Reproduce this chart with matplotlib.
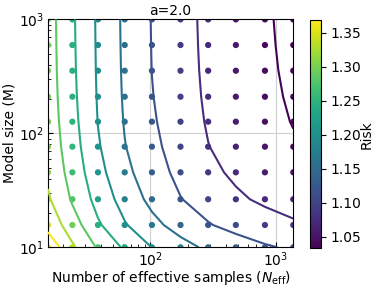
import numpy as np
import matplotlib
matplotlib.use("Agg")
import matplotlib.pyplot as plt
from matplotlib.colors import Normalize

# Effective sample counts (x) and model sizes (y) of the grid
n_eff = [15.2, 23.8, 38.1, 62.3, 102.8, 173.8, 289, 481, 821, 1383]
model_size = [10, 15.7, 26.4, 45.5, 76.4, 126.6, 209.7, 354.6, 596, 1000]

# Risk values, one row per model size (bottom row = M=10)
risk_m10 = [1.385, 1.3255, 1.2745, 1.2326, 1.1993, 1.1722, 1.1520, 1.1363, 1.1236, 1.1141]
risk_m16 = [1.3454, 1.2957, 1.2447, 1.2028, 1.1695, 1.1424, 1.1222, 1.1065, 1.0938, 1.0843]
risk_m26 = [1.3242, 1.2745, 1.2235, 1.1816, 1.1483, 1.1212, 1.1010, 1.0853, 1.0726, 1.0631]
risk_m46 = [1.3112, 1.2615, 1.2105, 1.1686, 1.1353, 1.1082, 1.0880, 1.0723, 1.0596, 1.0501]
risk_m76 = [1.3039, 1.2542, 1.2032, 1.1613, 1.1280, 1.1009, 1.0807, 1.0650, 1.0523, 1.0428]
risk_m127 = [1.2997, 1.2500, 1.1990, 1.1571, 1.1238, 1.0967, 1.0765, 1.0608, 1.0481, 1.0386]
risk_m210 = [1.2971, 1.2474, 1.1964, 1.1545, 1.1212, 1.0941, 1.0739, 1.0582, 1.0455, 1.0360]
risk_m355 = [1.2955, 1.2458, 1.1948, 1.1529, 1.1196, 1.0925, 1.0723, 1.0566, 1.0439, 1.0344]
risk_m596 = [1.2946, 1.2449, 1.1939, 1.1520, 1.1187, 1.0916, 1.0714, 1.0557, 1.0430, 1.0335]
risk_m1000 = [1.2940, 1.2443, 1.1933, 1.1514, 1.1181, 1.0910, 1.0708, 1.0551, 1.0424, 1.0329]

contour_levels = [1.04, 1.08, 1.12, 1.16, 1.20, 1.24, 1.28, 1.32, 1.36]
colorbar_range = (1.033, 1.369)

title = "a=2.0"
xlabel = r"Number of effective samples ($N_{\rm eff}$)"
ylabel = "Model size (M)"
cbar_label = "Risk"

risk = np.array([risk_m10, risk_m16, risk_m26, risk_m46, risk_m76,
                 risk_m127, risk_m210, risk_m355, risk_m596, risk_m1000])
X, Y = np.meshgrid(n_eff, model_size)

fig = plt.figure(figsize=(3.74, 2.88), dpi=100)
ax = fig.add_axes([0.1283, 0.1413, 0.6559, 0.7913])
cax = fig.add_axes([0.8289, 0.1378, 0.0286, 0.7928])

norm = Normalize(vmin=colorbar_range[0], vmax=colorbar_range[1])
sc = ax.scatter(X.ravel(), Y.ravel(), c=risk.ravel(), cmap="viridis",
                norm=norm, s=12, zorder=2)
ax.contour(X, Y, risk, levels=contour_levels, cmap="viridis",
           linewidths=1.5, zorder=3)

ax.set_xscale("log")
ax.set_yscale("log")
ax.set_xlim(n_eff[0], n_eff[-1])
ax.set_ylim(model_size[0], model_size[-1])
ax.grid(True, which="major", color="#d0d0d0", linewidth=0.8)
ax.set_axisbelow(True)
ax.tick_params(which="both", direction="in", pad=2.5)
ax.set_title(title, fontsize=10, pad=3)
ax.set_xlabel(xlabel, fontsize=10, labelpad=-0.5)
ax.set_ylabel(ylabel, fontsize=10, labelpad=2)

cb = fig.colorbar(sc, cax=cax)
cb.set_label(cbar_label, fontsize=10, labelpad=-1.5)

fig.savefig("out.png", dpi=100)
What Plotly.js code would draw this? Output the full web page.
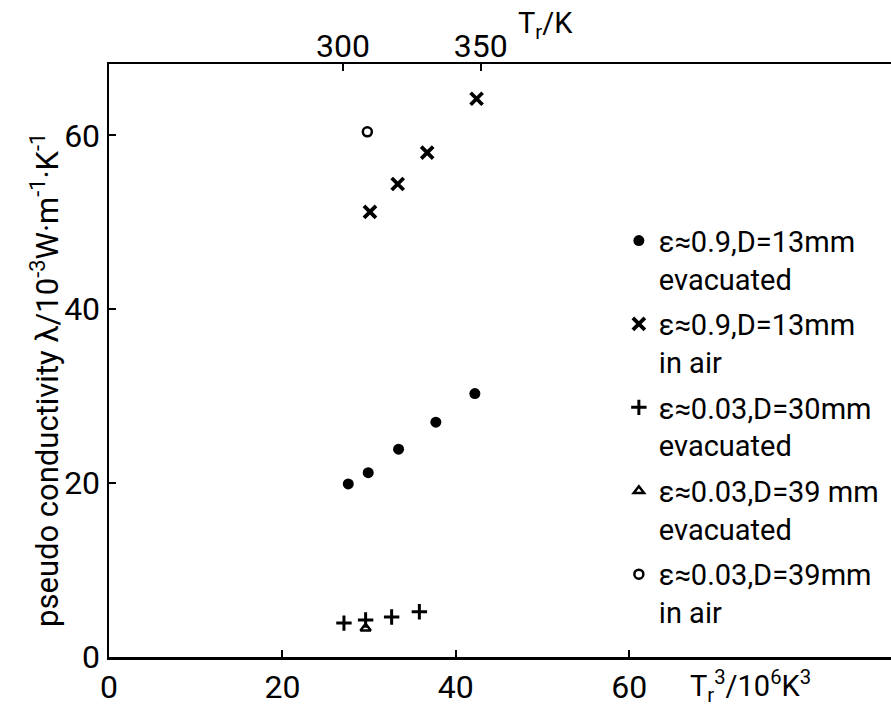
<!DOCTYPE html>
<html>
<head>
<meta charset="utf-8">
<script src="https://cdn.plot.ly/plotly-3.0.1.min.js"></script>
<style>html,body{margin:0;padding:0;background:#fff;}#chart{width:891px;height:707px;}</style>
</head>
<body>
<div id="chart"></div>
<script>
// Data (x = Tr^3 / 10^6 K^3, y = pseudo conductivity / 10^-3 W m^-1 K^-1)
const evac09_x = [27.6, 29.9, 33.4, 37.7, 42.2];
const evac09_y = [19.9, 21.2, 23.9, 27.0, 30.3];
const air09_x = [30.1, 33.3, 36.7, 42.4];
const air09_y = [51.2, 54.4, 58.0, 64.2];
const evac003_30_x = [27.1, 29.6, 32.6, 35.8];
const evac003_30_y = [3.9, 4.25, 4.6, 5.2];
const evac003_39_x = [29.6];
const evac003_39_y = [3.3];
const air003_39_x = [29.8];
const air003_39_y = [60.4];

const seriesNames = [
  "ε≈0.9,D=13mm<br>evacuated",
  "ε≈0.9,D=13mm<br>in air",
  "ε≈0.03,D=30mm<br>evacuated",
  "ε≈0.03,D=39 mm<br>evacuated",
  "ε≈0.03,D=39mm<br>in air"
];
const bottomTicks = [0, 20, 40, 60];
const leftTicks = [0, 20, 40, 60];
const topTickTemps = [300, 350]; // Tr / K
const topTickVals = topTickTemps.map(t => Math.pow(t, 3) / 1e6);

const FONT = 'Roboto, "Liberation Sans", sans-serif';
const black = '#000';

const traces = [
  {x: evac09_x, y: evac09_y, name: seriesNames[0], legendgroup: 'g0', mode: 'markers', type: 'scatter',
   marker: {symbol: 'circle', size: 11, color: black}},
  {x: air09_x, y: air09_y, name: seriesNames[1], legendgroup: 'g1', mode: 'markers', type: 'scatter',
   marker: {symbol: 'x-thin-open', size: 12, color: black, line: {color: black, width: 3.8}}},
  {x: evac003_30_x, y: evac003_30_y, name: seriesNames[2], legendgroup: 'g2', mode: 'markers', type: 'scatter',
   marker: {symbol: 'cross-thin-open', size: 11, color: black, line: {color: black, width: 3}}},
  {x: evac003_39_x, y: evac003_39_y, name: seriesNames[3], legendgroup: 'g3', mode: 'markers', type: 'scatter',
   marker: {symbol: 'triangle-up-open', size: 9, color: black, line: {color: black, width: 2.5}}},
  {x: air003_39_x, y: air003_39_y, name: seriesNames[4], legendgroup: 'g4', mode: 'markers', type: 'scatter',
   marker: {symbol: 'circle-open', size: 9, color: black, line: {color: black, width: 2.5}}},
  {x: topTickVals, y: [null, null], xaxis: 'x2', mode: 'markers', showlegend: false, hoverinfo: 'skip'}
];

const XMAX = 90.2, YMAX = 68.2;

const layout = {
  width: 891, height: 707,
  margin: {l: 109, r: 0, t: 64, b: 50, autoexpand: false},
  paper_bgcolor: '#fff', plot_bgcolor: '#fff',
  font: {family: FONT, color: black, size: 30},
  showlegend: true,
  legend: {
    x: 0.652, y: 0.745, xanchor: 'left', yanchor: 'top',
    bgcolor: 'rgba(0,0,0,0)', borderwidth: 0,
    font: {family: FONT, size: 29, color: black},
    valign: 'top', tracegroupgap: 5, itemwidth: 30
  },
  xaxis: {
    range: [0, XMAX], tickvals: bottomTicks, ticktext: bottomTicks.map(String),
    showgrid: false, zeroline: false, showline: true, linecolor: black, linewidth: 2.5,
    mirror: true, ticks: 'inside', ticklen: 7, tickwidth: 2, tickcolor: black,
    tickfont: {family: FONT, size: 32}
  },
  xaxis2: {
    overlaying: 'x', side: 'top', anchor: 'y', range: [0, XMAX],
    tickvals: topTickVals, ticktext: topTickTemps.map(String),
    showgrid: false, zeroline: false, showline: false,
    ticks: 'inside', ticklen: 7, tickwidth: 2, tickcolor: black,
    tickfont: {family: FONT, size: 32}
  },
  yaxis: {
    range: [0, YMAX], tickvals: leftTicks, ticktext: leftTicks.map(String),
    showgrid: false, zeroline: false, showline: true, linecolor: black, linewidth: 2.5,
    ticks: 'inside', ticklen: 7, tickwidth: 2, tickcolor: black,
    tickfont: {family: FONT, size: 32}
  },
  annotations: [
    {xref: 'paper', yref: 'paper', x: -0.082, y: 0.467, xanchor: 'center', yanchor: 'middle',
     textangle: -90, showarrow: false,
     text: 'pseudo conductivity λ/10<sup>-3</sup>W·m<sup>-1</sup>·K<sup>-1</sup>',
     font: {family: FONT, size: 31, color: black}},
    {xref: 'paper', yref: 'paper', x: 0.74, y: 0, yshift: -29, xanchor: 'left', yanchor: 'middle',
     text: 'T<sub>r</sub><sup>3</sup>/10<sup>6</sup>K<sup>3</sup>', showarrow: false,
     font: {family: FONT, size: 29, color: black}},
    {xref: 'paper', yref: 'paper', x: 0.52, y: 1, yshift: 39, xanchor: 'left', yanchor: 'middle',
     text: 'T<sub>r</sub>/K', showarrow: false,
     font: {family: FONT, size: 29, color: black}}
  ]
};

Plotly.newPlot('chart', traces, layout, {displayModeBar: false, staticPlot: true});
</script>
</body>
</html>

^^^^^^^^^^^^^^^^

» **Work to complete**
Single out each line of the records above with the string "matplotlib" in it, and copy it.

» **Task response**
Reproduce this chart with matplotlib.
import matplotlib
matplotlib.use("Agg")
import matplotlib.pyplot as plt
from matplotlib.colors import Normalize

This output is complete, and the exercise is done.